Kroger finally announced Wednesday it was recalling all ground beef products with sell-by dates between May 21 and June 8. However, Kroger declined Thursday to release the number of meat suppliers it works with to supply its more than 2,470 supermarkets and stores in 31 states. FSIS too refused to name name – yet. FSIS also would not release information about the number or names of suppliers undergoing investigation, citing Kroger’s “proprietary business relations.”
As I said in a post in March of this year, “When is a Recall, not a Recall?”
So, here is the rub: Richard Raymond, the USDA undersecretary for food safety, said USDA regulations prevent the department from disclosing Hallmark/Westland’s customers because such information is considered proprietary. Food safety groups have argued for lifting that restriction, saying it would give consumers more information during recalls, while some food industry groups have opposed it.
So, it is really time to change the rule. Recalls should be real, they should be complete and they should be transparent. The goal should be to protect consumers not a company’s customer list.

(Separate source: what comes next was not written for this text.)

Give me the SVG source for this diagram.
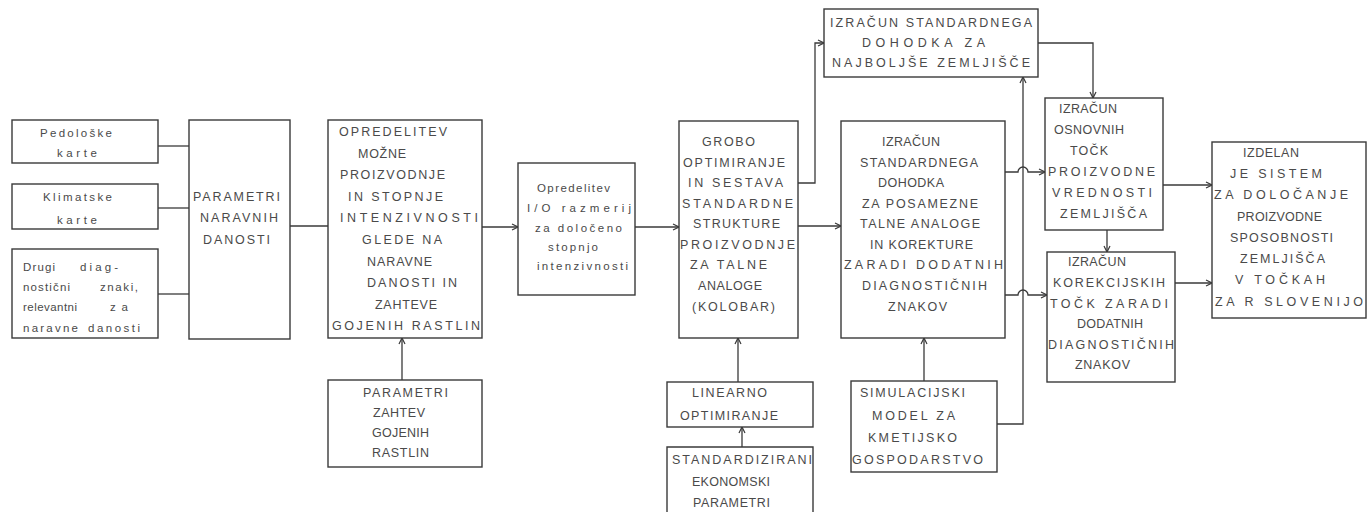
<svg xmlns="http://www.w3.org/2000/svg" width="1368" height="512" viewBox="0 0 1368 512">
<style>
.box{fill:#fff;stroke:#3a3a3a;stroke-width:1.4}
.t{font-family:"Liberation Sans",Arial,sans-serif;font-size:12.5px;fill:#4a4a4a}
.s{font-family:"Liberation Sans",Arial,sans-serif;font-size:11.5px;fill:#4a4a4a}
.c{fill:none;stroke:#3a3a3a;stroke-width:1.3}
</style>
<defs>
<marker id="ar" markerWidth="8" markerHeight="8" refX="7" refY="4" orient="auto" markerUnits="userSpaceOnUse">
<path d="M1,1 L7,4 L1,7" fill="none" stroke="#3a3a3a" stroke-width="1.2"/>
</marker>
</defs>
<rect width="1368" height="512" fill="#fff"/>

<g id="connectors">
<path class="c" d="M158,146 H189"/>
<path class="c" d="M158,208 H189"/>
<path class="c" d="M158,294 H189"/>
<path class="c" d="M290,226 H328"/>
<path class="c" d="M482,227 H518" marker-end="url(#ar)"/>
<path class="c" d="M402,380 V338" marker-end="url(#ar)"/>
<path class="c" d="M635,227 H679" marker-end="url(#ar)"/>
<path class="c" d="M798,226 H841" marker-end="url(#ar)"/>
<path class="c" d="M798,183 H815 V43 H824" marker-end="url(#ar)"/>
<path class="c" d="M738,382 V338" marker-end="url(#ar)"/>
<path class="c" d="M742,447 V427" marker-end="url(#ar)"/>
<path class="c" d="M924,381 V338" marker-end="url(#ar)"/>
<path class="c" d="M997,424 H1023 V77" marker-end="url(#ar)"/>
<path class="c" d="M1038,43 H1093 V98" marker-end="url(#ar)"/>
<path class="c" d="M1005,172 H1018 A5,5 0 0 1 1028,172 H1045" marker-end="url(#ar)"/>
<path class="c" d="M1005,295 H1018 A5,5 0 0 1 1028,295 H1047" marker-end="url(#ar)"/>
<path class="c" d="M1107,230 V252" marker-end="url(#ar)"/>
<path class="c" d="M1163,185 H1212" marker-end="url(#ar)"/>
<path class="c" d="M1175,283 H1212" marker-end="url(#ar)"/>
</g>

<g id="pedoloske">
<rect class="box" x="12" y="120" width="146" height="43"/>
<text class="s" x="40" y="137" textLength="72" lengthAdjust="spacing">Pedološke</text>
<text class="s" x="57" y="157" textLength="40" lengthAdjust="spacing">karte</text>
</g>

<g id="klimatske">
<rect class="box" x="12" y="184" width="146" height="45"/>
<text class="s" x="43" y="201" textLength="69" lengthAdjust="spacing">Klimatske</text>
<text class="s" x="57" y="224" textLength="40" lengthAdjust="spacing">karte</text>
</g>

<g id="drugi">
<rect class="box" x="12" y="249" width="146" height="89"/>
<text class="s" y="271"><tspan x="23" textLength="32" lengthAdjust="spacing">Drugi</tspan> <tspan x="80" textLength="38" lengthAdjust="spacing">diag-</tspan></text>
<text class="s" y="291"><tspan x="23" textLength="47" lengthAdjust="spacing">nostični</tspan> <tspan x="100" textLength="38" lengthAdjust="spacing">znaki,</tspan></text>
<text class="s" y="311"><tspan x="23" textLength="54" lengthAdjust="spacing">relevantni</tspan> <tspan x="110" textLength="18" lengthAdjust="spacing">za</tspan></text>
<text class="s" y="332"><tspan x="23" textLength="55" lengthAdjust="spacing">naravne</tspan> <tspan x="88" textLength="52" lengthAdjust="spacing">danosti</tspan></text>
</g>

<g id="parametri-naravnih">
<rect class="box" x="189" y="120" width="101" height="219"/>
<text class="t" x="193" y="201" textLength="87" lengthAdjust="spacing">PARAMETRI</text>
<text class="t" x="200" y="222" textLength="78" lengthAdjust="spacing">NARAVNIH</text>
<text class="t" x="203" y="244" textLength="67" lengthAdjust="spacing">DANOSTI</text>
</g>

<g id="opredelitev">
<rect class="box" x="328" y="120" width="154" height="218"/>
<text class="t" x="339" y="136" textLength="108" lengthAdjust="spacing">OPREDELITEV</text>
<text class="t" x="358" y="158" textLength="48" lengthAdjust="spacing">MOŽNE</text>
<text class="t" x="340" y="179" textLength="105" lengthAdjust="spacing">PROIZVODNJE</text>
<text class="t" x="348" y="201" textLength="95" lengthAdjust="spacing">IN STOPNJE</text>
<text class="t" x="340" y="222" textLength="138" lengthAdjust="spacing">INTENZIVNOSTI</text>
<text class="t" x="362" y="244" textLength="80" lengthAdjust="spacing">GLEDE NA</text>
<text class="t" x="367" y="266" textLength="65" lengthAdjust="spacing">NARAVNE</text>
<text class="t" x="367" y="287" textLength="90" lengthAdjust="spacing">DANOSTI IN</text>
<text class="t" x="375" y="309" textLength="62" lengthAdjust="spacing">ZAHTEVE</text>
<text class="t" x="332" y="330" textLength="148" lengthAdjust="spacing">GOJENIH RASTLIN</text>
</g>

<g id="parametri-zahtev">
<rect class="box" x="328" y="380" width="154" height="87"/>
<text class="t" x="363" y="397" textLength="85" lengthAdjust="spacing">PARAMETRI</text>
<text class="t" x="373" y="417" textLength="52" lengthAdjust="spacing">ZAHTEV</text>
<text class="t" x="372" y="437" textLength="57" lengthAdjust="spacing">GOJENIH</text>
<text class="t" x="372" y="457" textLength="57" lengthAdjust="spacing">RASTLIN</text>
</g>

<g id="io-razmerja">
<rect class="box" x="518" y="163" width="117" height="132"/>
<text class="s" x="537" y="192" textLength="73" lengthAdjust="spacing">Opredelitev</text>
<text class="s" x="527" y="212" textLength="104" lengthAdjust="spacing">I/O razmerij</text>
<text class="s" x="535" y="232" textLength="87" lengthAdjust="spacing">za določeno</text>
<text class="s" x="548" y="251" textLength="50" lengthAdjust="spacing">stopnjo</text>
<text class="s" x="537" y="270" textLength="91" lengthAdjust="spacing">intenzivnosti</text>
</g>

<g id="grobo">
<rect class="box" x="679" y="121" width="119" height="217"/>
<text class="t" x="702" y="146" textLength="53" lengthAdjust="spacing">GROBO</text>
<text class="t" x="683" y="167" textLength="102" lengthAdjust="spacing">OPTIMIRANJE</text>
<text class="t" x="688" y="187" textLength="95" lengthAdjust="spacing">IN SESTAVA</text>
<text class="t" x="682" y="208" textLength="111" lengthAdjust="spacing">STANDARDNE</text>
<text class="t" x="693" y="228" textLength="87" lengthAdjust="spacing">STRUKTURE</text>
<text class="t" x="680" y="249" textLength="115" lengthAdjust="spacing">PROIZVODNJE</text>
<text class="t" x="690" y="269" textLength="77" lengthAdjust="spacing">ZA TALNE</text>
<text class="t" x="698" y="290" textLength="64" lengthAdjust="spacing">ANALOGE</text>
<text class="t" x="692" y="311" textLength="83" lengthAdjust="spacing">(KOLOBAR)</text>
</g>

<g id="linearno">
<rect class="box" x="667" y="382" width="146" height="45"/>
<text class="t" x="692" y="397" textLength="75" lengthAdjust="spacing">LINEARNO</text>
<text class="t" x="680" y="420" textLength="98" lengthAdjust="spacing">OPTIMIRANJE</text>
</g>

<g id="standardizirani">
<path class="box" d="M667,513 V447 H813 V513"/>
<text class="t" x="672" y="464" textLength="140" lengthAdjust="spacing">STANDARDIZIRANI</text>
<text class="t" x="692" y="486" textLength="78" lengthAdjust="spacing">EKONOMSKI</text>
<text class="t" x="693" y="507" textLength="77" lengthAdjust="spacing">PARAMETRI</text>
</g>

<g id="izracun-dohodka">
<rect class="box" x="841" y="121" width="164" height="217"/>
<text class="t" x="882" y="146" textLength="58" lengthAdjust="spacing">IZRAČUN</text>
<text class="t" x="860" y="167" textLength="118" lengthAdjust="spacing">STANDARDNEGA</text>
<text class="t" x="878" y="187" textLength="66" lengthAdjust="spacing">DOHODKA</text>
<text class="t" x="862" y="208" textLength="116" lengthAdjust="spacing">ZA POSAMEZNE</text>
<text class="t" x="860" y="228" textLength="120" lengthAdjust="spacing">TALNE ANALOGE</text>
<text class="t" x="870" y="249" textLength="103" lengthAdjust="spacing">IN KOREKTURE</text>
<text class="t" x="844" y="269" textLength="159" lengthAdjust="spacing">ZARADI DODATNIH</text>
<text class="t" x="862" y="290" textLength="125" lengthAdjust="spacing">DIAGNOSTIČNIH</text>
<text class="t" x="888" y="311" textLength="59" lengthAdjust="spacing">ZNAKOV</text>
</g>

<g id="simulacijski">
<rect class="box" x="851" y="381" width="146" height="91"/>
<text class="t" x="860" y="397" textLength="105" lengthAdjust="spacing">SIMULACIJSKI</text>
<text class="t" x="872" y="420" textLength="83" lengthAdjust="spacing">MODEL ZA</text>
<text class="t" x="868" y="442" textLength="89" lengthAdjust="spacing">KMETIJSKO</text>
<text class="t" x="852" y="464" textLength="131" lengthAdjust="spacing">GOSPODARSTVO</text>
</g>

<g id="najboljse">
<rect class="box" x="824" y="9" width="214" height="68"/>
<text class="t" x="830" y="27" textLength="202" lengthAdjust="spacing">IZRAČUN STANDARDNEGA</text>
<text class="t" x="862" y="47" textLength="123" lengthAdjust="spacing">DOHODKA ZA</text>
<text class="t" x="832" y="67" textLength="198" lengthAdjust="spacing">NAJBOLJŠE ZEMLJIŠČE</text>
</g>

<g id="osnovne-tocke">
<rect class="box" x="1045" y="98" width="118" height="132"/>
<text class="t" x="1059" y="113" textLength="58" lengthAdjust="spacing">IZRAČUN</text>
<text class="t" x="1054" y="134" textLength="70" lengthAdjust="spacing">OSNOVNIH</text>
<text class="t" x="1070" y="155" textLength="38" lengthAdjust="spacing">TOČK</text>
<text class="t" x="1048" y="176" textLength="107" lengthAdjust="spacing">PROIZVODNE</text>
<text class="t" x="1052" y="197" textLength="100" lengthAdjust="spacing">VREDNOSTI</text>
<text class="t" x="1060" y="218" textLength="87" lengthAdjust="spacing">ZEMLJIŠČA</text>
</g>

<g id="korekcijske-tocke">
<rect class="box" x="1047" y="252" width="128" height="130"/>
<text class="t" x="1068" y="266" textLength="58" lengthAdjust="spacing">IZRAČUN</text>
<text class="t" x="1053" y="287" textLength="112" lengthAdjust="spacing">KOREKCIJSKIH</text>
<text class="t" x="1050" y="308" textLength="118" lengthAdjust="spacing">TOČK ZARADI</text>
<text class="t" x="1077" y="328" textLength="66" lengthAdjust="spacing">DODATNIH</text>
<text class="t" x="1048" y="349" textLength="126" lengthAdjust="spacing">DIAGNOSTIČNIH</text>
<text class="t" x="1075" y="369" textLength="55" lengthAdjust="spacing">ZNAKOV</text>
</g>

<g id="izdelan">
<rect class="box" x="1212" y="142" width="154" height="176"/>
<text class="t" x="1243" y="157" textLength="56" lengthAdjust="spacing">IZDELAN</text>
<text class="t" x="1230" y="178" textLength="92" lengthAdjust="spacing">JE SISTEM</text>
<text class="t" x="1214" y="199" textLength="134" lengthAdjust="spacing">ZA DOLOČANJE</text>
<text class="t" x="1237" y="221" textLength="85" lengthAdjust="spacing">PROIZVODNE</text>
<text class="t" x="1230" y="242" textLength="103" lengthAdjust="spacing">SPOSOBNOSTI</text>
<text class="t" x="1240" y="263" textLength="85" lengthAdjust="spacing">ZEMLJIŠČA</text>
<text class="t" x="1235" y="284" textLength="90" lengthAdjust="spacing">V TOČKAH</text>
<text class="t" x="1215" y="306" textLength="148" lengthAdjust="spacing">ZA R SLOVENIJO</text>
</g>
</svg>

Nothing changes. Kroger should know who supplied the meat to these Michigan and Ohio stores. It should have grinding records so any E. coli O157:H7 contamination can be linked – quickly – back to the slaughter plant. Its failure to do so to date may mean that its record keeping is not what it should be. If that is the case, Krogers (which, because it regrinds meat in store, is strictly liable under the law as a "manufacturer" of E. coli-tainted hamburger) may be left holding the bag instead of pointing fingers.